Brief: Return the complete listing that follows, with each line reproduced exactly.

Information provided:
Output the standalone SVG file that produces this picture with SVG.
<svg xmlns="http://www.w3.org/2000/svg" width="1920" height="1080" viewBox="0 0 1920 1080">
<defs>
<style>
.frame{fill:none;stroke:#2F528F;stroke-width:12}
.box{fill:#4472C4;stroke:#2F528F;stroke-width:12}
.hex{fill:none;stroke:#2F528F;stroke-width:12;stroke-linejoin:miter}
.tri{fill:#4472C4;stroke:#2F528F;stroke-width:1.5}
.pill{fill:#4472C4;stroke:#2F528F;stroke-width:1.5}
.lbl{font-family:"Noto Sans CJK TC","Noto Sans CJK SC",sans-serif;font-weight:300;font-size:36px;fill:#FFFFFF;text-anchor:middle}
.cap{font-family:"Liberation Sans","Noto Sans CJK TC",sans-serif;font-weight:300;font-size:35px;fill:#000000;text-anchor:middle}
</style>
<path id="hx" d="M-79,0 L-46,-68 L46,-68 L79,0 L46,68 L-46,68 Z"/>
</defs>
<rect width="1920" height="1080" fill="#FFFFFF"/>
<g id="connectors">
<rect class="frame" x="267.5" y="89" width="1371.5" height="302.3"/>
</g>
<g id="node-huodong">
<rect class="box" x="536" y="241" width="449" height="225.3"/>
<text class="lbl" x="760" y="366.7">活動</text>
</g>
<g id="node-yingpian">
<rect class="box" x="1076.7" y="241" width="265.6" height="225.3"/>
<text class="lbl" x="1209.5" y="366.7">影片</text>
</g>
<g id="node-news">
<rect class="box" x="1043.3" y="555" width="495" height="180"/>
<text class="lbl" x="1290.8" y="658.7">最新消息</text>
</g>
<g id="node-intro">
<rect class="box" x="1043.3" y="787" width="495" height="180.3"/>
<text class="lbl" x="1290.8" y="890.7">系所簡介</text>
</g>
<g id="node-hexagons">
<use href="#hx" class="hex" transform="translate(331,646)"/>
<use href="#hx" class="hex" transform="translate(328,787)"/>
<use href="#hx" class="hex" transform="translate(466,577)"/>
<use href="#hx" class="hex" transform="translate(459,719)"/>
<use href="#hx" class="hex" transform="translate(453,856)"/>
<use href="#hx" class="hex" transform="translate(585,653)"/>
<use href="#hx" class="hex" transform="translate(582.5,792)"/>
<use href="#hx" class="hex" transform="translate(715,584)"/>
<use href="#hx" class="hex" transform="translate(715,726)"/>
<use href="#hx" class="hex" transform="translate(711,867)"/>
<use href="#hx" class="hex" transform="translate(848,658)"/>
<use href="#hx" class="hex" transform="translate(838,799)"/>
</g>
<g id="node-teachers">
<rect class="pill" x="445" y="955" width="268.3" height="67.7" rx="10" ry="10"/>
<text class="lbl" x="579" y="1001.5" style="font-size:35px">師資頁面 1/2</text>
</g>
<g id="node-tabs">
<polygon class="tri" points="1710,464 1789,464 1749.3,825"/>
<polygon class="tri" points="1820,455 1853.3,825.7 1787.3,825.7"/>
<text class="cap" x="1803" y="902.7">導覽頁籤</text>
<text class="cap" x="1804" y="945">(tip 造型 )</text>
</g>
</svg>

Result for this exercise:
Output the standalone SVG file that produces this picture with SVG.
<svg xmlns="http://www.w3.org/2000/svg" width="1920" height="1080" viewBox="0 0 1920 1080">
<defs>
<style>
.frame{fill:none;stroke:#2F528F;stroke-width:12}
.box{fill:#4472C4;stroke:#2F528F;stroke-width:12}
.hex{fill:none;stroke:#2F528F;stroke-width:12;stroke-linejoin:miter}
.tri{fill:#4472C4;stroke:#2F528F;stroke-width:1.5}
.pill{fill:#4472C4;stroke:#2F528F;stroke-width:1.5}
.lbl{font-family:"Noto Sans CJK TC","Noto Sans CJK SC",sans-serif;font-weight:300;font-size:36px;fill:#FFFFFF;text-anchor:middle}
.cap{font-family:"Liberation Sans","Noto Sans CJK TC",sans-serif;font-weight:300;font-size:35px;fill:#000000;text-anchor:middle}
</style>
<path id="hx" d="M-79,0 L-46,-68 L46,-68 L79,0 L46,68 L-46,68 Z"/>
</defs>
<rect width="1920" height="1080" fill="#FFFFFF"/>
<g id="connectors">
<rect class="frame" x="267.5" y="89" width="1371.5" height="302.3"/>
</g>
<g id="node-huodong">
<rect class="box" x="536" y="241" width="449" height="225.3"/>
<text class="lbl" x="760" y="366.7">活動</text>
</g>
<g id="node-yingpian">
<rect class="box" x="1076.7" y="241" width="265.6" height="225.3"/>
<text class="lbl" x="1209.5" y="366.7">影片</text>
</g>
<g id="node-news">
<rect class="box" x="1043.3" y="555" width="495" height="180"/>
<text class="lbl" x="1290.8" y="658.7">最新消息</text>
</g>
<g id="node-intro">
<rect class="box" x="1043.3" y="787" width="495" height="180.3"/>
<text class="lbl" x="1290.8" y="890.7">系所簡介</text>
</g>
<g id="node-hexagons">
<use href="#hx" class="hex" transform="translate(331,646)"/>
<use href="#hx" class="hex" transform="translate(328,787)"/>
<use href="#hx" class="hex" transform="translate(466,577)"/>
<use href="#hx" class="hex" transform="translate(459,719)"/>
<use href="#hx" class="hex" transform="translate(453,856)"/>
<use href="#hx" class="hex" transform="translate(585,653)"/>
<use href="#hx" class="hex" transform="translate(582.5,792)"/>
<use href="#hx" class="hex" transform="translate(715,584)"/>
<use href="#hx" class="hex" transform="translate(715,726)"/>
<use href="#hx" class="hex" transform="translate(711,867)"/>
<use href="#hx" class="hex" transform="translate(848,658)"/>
<use href="#hx" class="hex" transform="translate(838,799)"/>
</g>
<g id="node-teachers">
<rect class="pill" x="445" y="955" width="268.3" height="67.7" rx="10" ry="10"/>
<text class="lbl" x="579" y="1001.5" style="font-size:35px">師資頁面 1/2</text>
</g>
<g id="node-tabs">
<polygon class="tri" points="1710,464 1789,464 1749.3,825"/>
<polygon class="tri" points="1820,455 1853.3,825.7 1787.3,825.7"/>
<text class="cap" x="1803" y="902.7">導覽頁籤</text>
<text class="cap" x="1804" y="945">(tip 造型 )</text>
</g>
</svg>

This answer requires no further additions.